My BoF about m68k here at DebConf went quite well; most of the release
team was present, as was James Troup for at least part of it. One thing
that came out of the discussion is that they really, really want 'faster
buildd machines'; apparently someone in the security team (I don't
recall who exactly) is really adamant about this too, because we appear
to be delaying security updates from time to time. Having a faster
machine to build security updates therefore would seem to be necessary.
I'd suggest you go view the video, but unfortunately the power failed
while we were working, so it's probably not there.

I had a short discussion with James Troup, and he told me he'd enable
Bill Allombert's emulated buildd machine. Now that it usefully runs
faster than crest, I think that's the best way to move forward, and I
had the feeling that most of the m68k team thought about it that way,
too (right?). Perhaps we should consider getting us a few more fast i386
machines and set up ARAnyM on those as well, although I don't think it'd
be smart to phase out physical m68k hardware entirely just yet.

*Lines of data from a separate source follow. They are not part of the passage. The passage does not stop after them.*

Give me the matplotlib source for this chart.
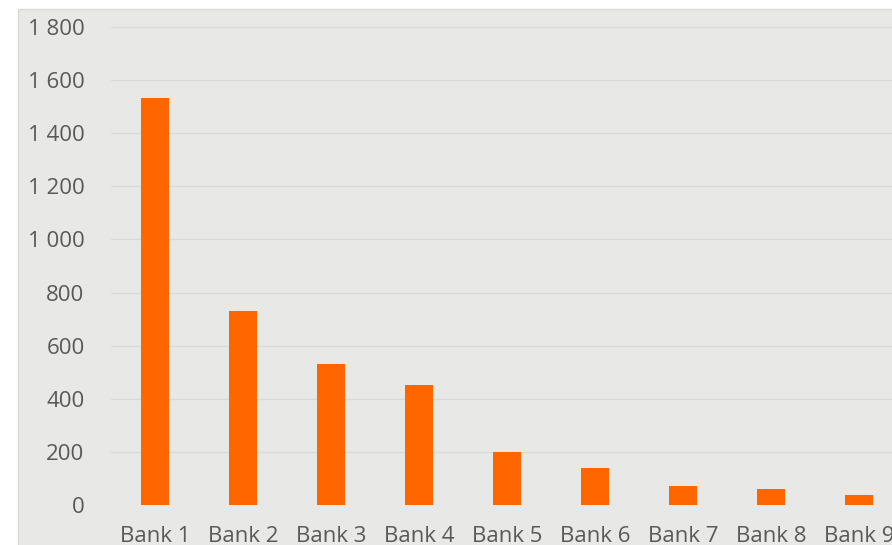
import matplotlib.pyplot as plt
from matplotlib.patches import Rectangle
from matplotlib.ticker import FuncFormatter

banks = ['Bank 1', 'Bank 2', 'Bank 3', 'Bank 4', 'Bank 5', 'Bank 6', 'Bank 7', 'Bank 8', 'Bank 9']
values = [1532, 730, 531, 452, 200, 138, 72, 59, 38]
y_ticks = [0, 200, 400, 600, 800, 1000, 1200, 1400, 1600, 1800]

W, H = 892, 545
fig = plt.figure(figsize=(W / 100, H / 100), dpi=100)
fig.patch.set_facecolor('white')

# chart area frame (cropped on right and bottom)
fig.patches.append(Rectangle((18 / W, -0.1), 1.2, (H - 9) / H + 0.1,
                             transform=fig.transFigure, facecolor='#e8e8e7',
                             edgecolor='#d9d9d9', linewidth=1, zorder=-5))

ax = fig.add_axes([111 / W, (H - 505) / H, (903 - 111) / W, (505 - 27) / H])
ax.set_facecolor('none')

ax.bar(range(len(banks)), values, width=0.318, color='#ff6600', zorder=3)

ax.set_xlim(-0.5, len(banks) - 0.5)
ax.set_ylim(0, 1800)
ax.set_yticks(y_ticks)
ax.yaxis.set_major_formatter(FuncFormatter(lambda v, p: f'{int(v):,}'.replace(',', ' ')))
ax.set_xticks(range(len(banks)))
ax.set_xticklabels(banks)

ax.grid(axis='y', color='#d9d9d9', linewidth=1, zorder=0)
for s in ax.spines.values():
    s.set_visible(False)
ax.tick_params(axis='both', length=0, labelsize=16, labelcolor='#595959')
ax.tick_params(axis='y', pad=19)
ax.tick_params(axis='x', pad=15)
for lbl in ax.get_xticklabels() + ax.get_yticklabels():
    lbl.set_family('Open Sans')

fig.savefig('out.png', dpi=100)
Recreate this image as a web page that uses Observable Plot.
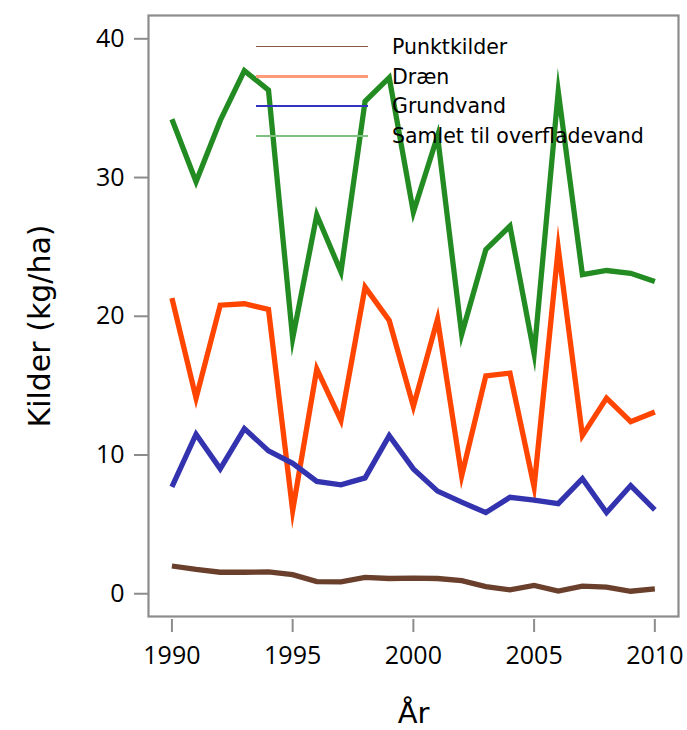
<!DOCTYPE html>
<html>
<head>
<meta charset="utf-8">
<script src="https://cdn.jsdelivr.net/npm/d3@7"></script>
<script src="https://cdn.jsdelivr.net/npm/@observablehq/plot@0.6"></script>
<style>
  html, body { margin: 0; padding: 0; background: #fff; }
  #wrap { position: relative; width: 687px; height: 730px; }
  #legend { position: absolute; left: 256px; top: 32px; font-family: "DejaVu Sans", sans-serif; font-size: 20.5px; color: #000; pointer-events: none; }
  .row { display: flex; align-items: center; height: 29.7px; }
  .swatch { width: 112px; margin-right: 24px; }
</style>
</head>
<body>
<div id="wrap"></div>
<script>
const years = [1990,1991,1992,1993,1994,1995,1996,1997,1998,1999,2000,2001,2002,2003,2004,2005,2006,2007,2008,2009,2010];
const punktkilder = [2.0,1.75,1.55,1.55,1.58,1.38,0.88,0.85,1.18,1.1,1.12,1.1,0.95,0.52,0.28,0.6,0.2,0.55,0.47,0.18,0.35];
const draen = [21.3,14.1,20.8,20.9,20.5,6.0,16.2,12.5,22.1,19.7,13.5,19.8,8.5,15.7,15.9,7.7,24.9,11.4,14.1,12.4,13.1];
const grundvand = [7.7,11.5,9.0,11.9,10.3,9.4,8.1,7.85,8.35,11.4,9.0,7.4,6.6,5.85,6.95,6.75,6.5,8.3,5.85,7.8,6.05];
const samlet = [34.2,29.7,34.1,37.7,36.3,18.4,27.3,23.2,35.5,37.2,27.5,33.0,18.7,24.8,26.5,17.3,36.2,23.0,23.3,23.1,22.5];

const seriesNames = ["Punktkilder","Dræn","Grundvand","Samlet til overfladevand"];
const seriesValues = [punktkilder, draen, grundvand, samlet];
const lineColors = ["#6a3f2b","#ff4500","#3333b0","#228b22"];
const legendColors = ["#8a5a48","#ff9a7a","#3333c0","#80c080"];
const legendWidths = [1, 2.5, 1.5, 2.5];
const xTicks = [1990,1995,2000,2005,2010];
const yTicks = [0,10,20,30,40];
const yTitle = "Kilder (kg/ha)";
const xTitle = "År";

const rows = [];
seriesNames.forEach((name, i) => {
  years.forEach((yr, j) => rows.push({series: name, year: yr, value: seriesValues[i][j]}));
});

const font = "'Open Sans', sans-serif";
const titleFont = "'DejaVu Sans', sans-serif";

const chart = Plot.plot({
  width: 687,
  height: 730,
  marginLeft: 148,
  marginRight: 9,
  marginTop: 15,
  marginBottom: 114,
  style: {fontFamily: font, color: "#000", background: "#fff"},
  x: {domain: [1989.03, 2010.98]},
  y: {domain: [-1.64, 41.68]},
  color: {domain: seriesNames, range: lineColors},
  marks: [
    Plot.frame({stroke: "#8c8c8c", strokeWidth: 2.2}),
    Plot.axisY({ticks: yTicks, tickSize: 14, tickPadding: 10, stroke: "#8c8c8c", strokeWidth: 2, fontSize: 25, fill: "#000",
      tickFormat: "d", label: null}),
    Plot.axisX({ticks: xTicks, tickSize: 13, dy: 3, text: null, label: null, stroke: "#8c8c8c", strokeWidth: 2}),
    Plot.axisX({ticks: xTicks, tickSize: 0, tickPadding: 30, fontSize: 25, fill: "#000",
      tickFormat: "d", label: null}),
    Plot.text([yTitle], {frameAnchor: "left", rotate: -90, dx: -108, dy: 10, fontSize: 30, fontFamily: titleFont,
      fill: "#000", textAnchor: "middle", lineAnchor: "middle"}),
    Plot.text([xTitle], {frameAnchor: "bottom", dy: 97, fontSize: 29, fontFamily: titleFont,
      fill: "#000", textAnchor: "middle", lineAnchor: "middle"}),
    Plot.line(rows, {x: "year", y: "value", z: "series", stroke: "series", strokeWidth: 5.3,
      strokeLinejoin: "miter", strokeMiterlimit: 10, strokeLinecap: "butt"})
  ]
});

const wrap = document.getElementById("wrap");
wrap.appendChild(chart);

const legend = d3.select(wrap).append("div").attr("id", "legend");
seriesNames.forEach((name, i) => {
  const r = legend.append("div").attr("class", "row");
  r.append("div").attr("class", "swatch")
    .style("height", legendWidths[i] + "px")
    .style("background", legendColors[i]);
  r.append("span").text(name);
});
</script>
</body>
</html>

Also, I/we've been asked to start building for oldstable ('oldstable' in
wanna-build, as opposed to oldstable-security), since they apparently
have the ability now to do point releases of oldstable too, which they
want to do, and there's already 61 packages in needs-build for oldstable
(d-i stuff to a large extent).

I decided that since quickstep is still running 2.2 ATM, it can't be
very useful for experimental autobuilding for much longer (newer glibc
in unstable will require a newer kernel rather soonishly), so that it
might make sense to start using it for oldstable and stable. I'm
currently in the process of setting it up as such (hopefully that'll be
finished sometime during the week), and James told me he'd add the key
to wanna-build.

That however leaves us without a buildd for experimental, so I'm
thinking about resurrecting ska for that purpose (I've been having to do
that for about a year now; now seems as good a time as any), unless
someone else has a better idea (ska still couldn't run >2.4 last time I
tried; but that's been about a year ago, so it might work today)

That's about it for now, I guess. Enjoy,

-- 
<Lo-lan-do> Home is where you have to wash the dishes.